The theoretical statements about social housing do not necessarily align with how it actually works in political, social, and business practices. Housing policies may assign a broader role to social housing than just satisfying housing need. For instance, Sweden, Denmark, and the Netherlands are well known for their social housing sectors which offer housing services to those households that, given their income, would be able to pay for housing services at market levels (Whitehead 2003). Here, social housing is expected to perform as a socially integrating force, preventing the stigmatization of low-income households (Haffner et al. 2009; Whitehead and Scanlon 2007). This links to planning practice in, for instance, the UK, the Netherlands, and Ireland (ibid. 2007; Redmond and Norris 2007), where public housing companies or private housing associations are required to cooperate with private developers and (non-housing) social institutions on building socially mixed neighbourhoods. As a result, new social and market rental accommodation is often provided in identical locations leading to an increased scope for competition.
There are also good grounds to relax the assumption that pecuniary considerations do not play a role in social housing. With the introduction of more market orientated social housing policies the objective functions of social landlords have become much more diverse. As a first step in this development, governments have sought to transfer the ownership and provision to other suppliers than public authorities. In the UK this has involved stock transfers from council suppliers to privately managed Large-Scale Voluntary Transfer associations (Malpass 2010). In the Netherlands municipal stock has been primarily transferred to existing housing associations, while in Sweden significant parts of the municipal stock have been transferred to tenant cooperatives. In business practice the transfer of public stock to private organizations was accompanied by the introduction of private funding schemes and a concurrent reduction of public subsidies in most Western European countries. As a result, social housing organizations are increasingly expected to work along commercial guidelines and generate considerable profits—which, however, have to be fed back into their social activities.

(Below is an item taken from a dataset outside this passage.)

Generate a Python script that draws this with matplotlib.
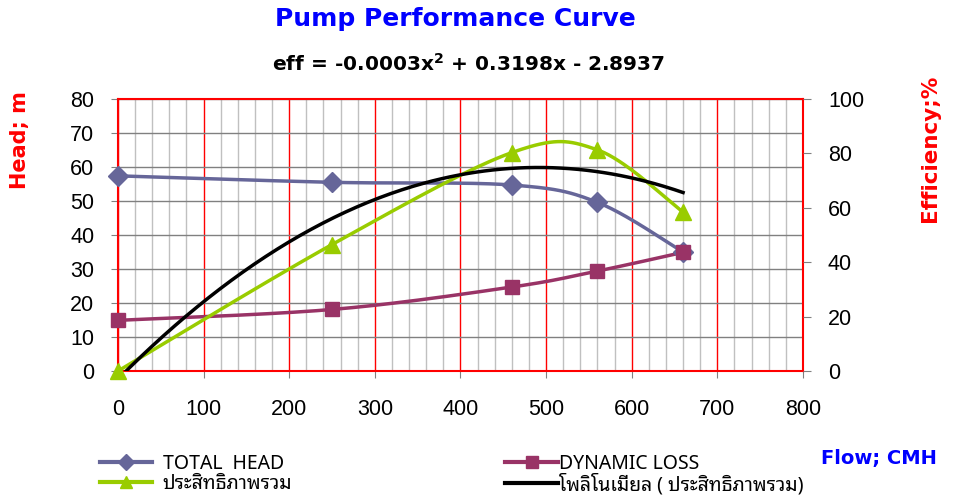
import numpy as np
import matplotlib
matplotlib.use("Agg")
import matplotlib.pyplot as plt
from matplotlib.lines import Line2D

# === データ ===
flow = [0, 250, 460, 560, 660]
total_head = [57.4, 55.5, 54.7, 49.6, 35.0]
dynamic_loss = [14.9, 18.1, 24.7, 29.4, 34.9]
efficiency = [0.0, 46.5, 80.3, 81.3, 58.4]

labels = ["TOTAL  HEAD", "DYNAMIC LOSS", "ประสิทธิภาพรวม", "โพลิโนเมียล ( ประสิทธิภาพรวม)"]
x_ticks = [0, 100, 200, 300, 400, 500, 600, 700, 800]
head_ticks = [0, 10, 20, 30, 40, 50, 60, 70, 80]
eff_ticks = [0, 20, 40, 60, 80, 100]

HEAD_C = "#666699"
LOSS_C = "#993366"
EFF_C = "#99CC00"
TICK_FONT = "Liberation Sans"
LEG_FONT = ["Noto Sans", "Noto Sans Thai Looped"]


# Excel風の平滑線（Catmull-Rom / Bezier）
def smooth(x, y, n=40):
    x = np.asarray(x, float)
    y = np.asarray(y, float)
    px = np.concatenate([[x[0]], x, [x[-1]]])
    py = np.concatenate([[y[0]], y, [y[-1]]])
    xs, ys = [x[0]], [y[0]]
    t = np.linspace(0, 1, n)[1:]
    for i in range(1, len(px) - 2):
        p0 = np.array([px[i], py[i]])
        p3 = np.array([px[i + 1], py[i + 1]])
        p1 = p0 + (np.array([px[i + 1], py[i + 1]]) - np.array([px[i - 1], py[i - 1]])) / 6
        p2 = p3 - (np.array([px[i + 2], py[i + 2]]) - np.array([px[i], py[i]])) / 6
        b = ((1 - t) ** 3)[:, None] * p0 + (3 * (1 - t) ** 2 * t)[:, None] * p1 \
            + (3 * (1 - t) * t ** 2)[:, None] * p2 + (t ** 3)[:, None] * p3
        xs.extend(b[:, 0])
        ys.extend(b[:, 1])
    return np.array(xs), np.array(ys)


fig = plt.figure(figsize=(9.57, 4.99), dpi=100)
ax = fig.add_axes([0.1233, 0.2565, 0.7157, 0.5451])
ax2 = ax.twinx()

# グリッド
ax.set_xlim(0, 800)
ax.set_ylim(0, 80)
ax.set_xticks(x_ticks)
ax.set_xticks(np.arange(0, 801, 20), minor=True)
ax.set_yticks(head_ticks)
ax.grid(which="minor", axis="x", color="#c0c0c0", lw=1.0)
ax.grid(which="major", axis="x", color="#ff0000", lw=1.0)
ax.grid(which="major", axis="y", color="#808080", lw=1.0)
ax.set_axisbelow(True)
ax.tick_params(axis="x", which="minor", length=0)
ax.tick_params(axis="x", which="major", direction="out", length=5, color="#808080",
               pad=15, labelsize=15.5)
ax.tick_params(axis="y", direction="out", length=5, color="#808080", pad=12, labelsize=15.5)
for lab in ax.get_xticklabels() + ax.get_yticklabels():
    lab.set_fontfamily(TICK_FONT)
for sp in ax.spines.values():
    sp.set_color("#ff0000")
    sp.set_linewidth(1.5)

# 左軸：揚程・損失
hx, hy = smooth(flow, total_head)
ax.plot(hx, hy, color=HEAD_C, lw=2.5, zorder=3)
ax.plot(flow, total_head, "D", color=HEAD_C, ms=10, zorder=4, clip_on=False)
lx, ly = smooth(flow, dynamic_loss)
ax.plot(lx, ly, color=LOSS_C, lw=2.5, zorder=3)
ax.plot(flow, dynamic_loss, "s", color=LOSS_C, ms=9.5, zorder=4, clip_on=False)

# 右軸：効率
ax2.set_ylim(0, 100)
ax2.set_yticks(eff_ticks)
ax2.tick_params(axis="y", direction="out", length=6, color="#808080", pad=12, labelsize=15.5)
for lab in ax2.get_yticklabels():
    lab.set_fontfamily(TICK_FONT)
for sp in ax2.spines.values():
    sp.set_visible(False)
ex, ey = smooth(flow, efficiency)
ax2.plot(ex, ey, color=EFF_C, lw=2.5, zorder=3)
ax2.plot(flow, efficiency, "^", color=EFF_C, ms=11, zorder=4, clip_on=False)

# 多項式近似（2次）
coef = np.polyfit(flow, efficiency, 2)
px = np.linspace(0, 660, 200)
ax2.plot(px, np.polyval(coef, px), color="black", lw=2.5, zorder=5)

# テキスト
fig.text(0.476, 0.962, "Pump Performance Curve", color="#0000ff", fontsize=18,
         fontweight="bold", ha="center", va="center")
fig.text(0.49, 0.872, r"eff = -0.0003x$^{\mathbf{2}}$ + 0.3198x - 2.8937", color="black",
         fontsize=14.5, fontweight="bold", ha="center", va="center")
fig.text(0.021, 0.719, "Head; m", color="#ff0000", fontsize=15, fontweight="bold",
         rotation=90, ha="center", va="center")
fig.text(0.972, 0.703, "Efficiency;%", color="#ff0000", fontsize=15.5, fontweight="bold",
         rotation=90, ha="center", va="center")
fig.text(0.918, 0.081, "Flow; CMH", color="#0000ff", fontsize=14, fontweight="bold",
         ha="center", va="center")

# 凡例（左列・右列を別々に配置）
left_h = [
    Line2D([], [], color=HEAD_C, lw=3, marker="D", ms=8),
    Line2D([], [], color=EFF_C, lw=3, marker="^", ms=8),
]
right_h = [
    Line2D([], [], color=LOSS_C, lw=3, marker="s", ms=8),
    Line2D([], [], color="black", lw=3),
]
leg_kw = dict(loc="upper left", frameon=False, prop={"family": LEG_FONT, "size": 14},
              handlelength=2.7, labelspacing=0.0, borderaxespad=0, borderpad=0)
fig.legend(left_h, [labels[0], labels[2]], bbox_to_anchor=(0.104, 0.091),
           handletextpad=0.55, **leg_kw)
fig.legend(right_h, [labels[1], labels[3]], bbox_to_anchor=(0.528, 0.091),
           handletextpad=0.08, **leg_kw)

fig.savefig("out.png", dpi=100)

It thus seems that they integrate administrative and pecuniary allocation mechanisms.
Based on these rental market ‘realities’ one could argue that from the consumers’ viewpoint, social housing and at least parts of the market rental sector are thus not necessarily ‘worlds apart’. The two rental services might have similar prices, qualities, and locations; or the other way round, providers of market and social housing might have similar customer bases. The contention of this study thus is that the relation between social and market renting has become blurred in some countries—yet, certainly not in all countries—leading to more competitive pressures on both landlord groups.
In the meantime this unclear relation has come to the attention of the European Union’s competition authorities which questioned whether the relation between social and market renting in Sweden and the Netherlands is in accordance with the EU’s competition rules; in other words, whether there is a level playing field for the suppliers of rental housing (Priemus 2008; Lind 2007). Consequently, competition between the two rental tenures is not only possible in business practices but has become a direct subject of political decision-making within countries and on a supranational level.
To conclude, the assumption still holds that competition cannot be based on simple price cuts, since administrative allocation mechanisms dominate in the social sector. Yet, non-price competition between social and market landlords for tenants or a mix of tenants on the basis of, for instance, rent/quality relations, property rights, location, or a combination of those might very well be possible.
Existing conceptual frameworks
The described development towards a more competitive relationship between the two rental tenures in many countries has been acknowledged by an increasing number of housing researchers (e.g. Boyne and Walker 1999; Murie 2008; Rhodes and Mullins 2009; Hulse et al. 2010). However, there are few conceptual frameworks that guide the analysis of this relationship. Here, the most influential exception has been Kemeny’s (1995) seminal work on unitary and dualist rental markets (see also Kemeny et al. 2005). In brief, the main difference between the two systems is the degree of competition between the profit-oriented and non-profit rental providers. A mature unitary market does not have any regulatory barriers to competition, while in dualist markets a strict separation between the two types of landlords exists.
Some empirical evidence on the effects of a competitive relationship between social and market renting is provided by Atterhoeg and Lind (2004). They test the neoclassical assumption that competition between all sorts of rental providers “would lead to lower prices, reduced costs, more innovation and generally a stronger position for the consumer” (p. 108).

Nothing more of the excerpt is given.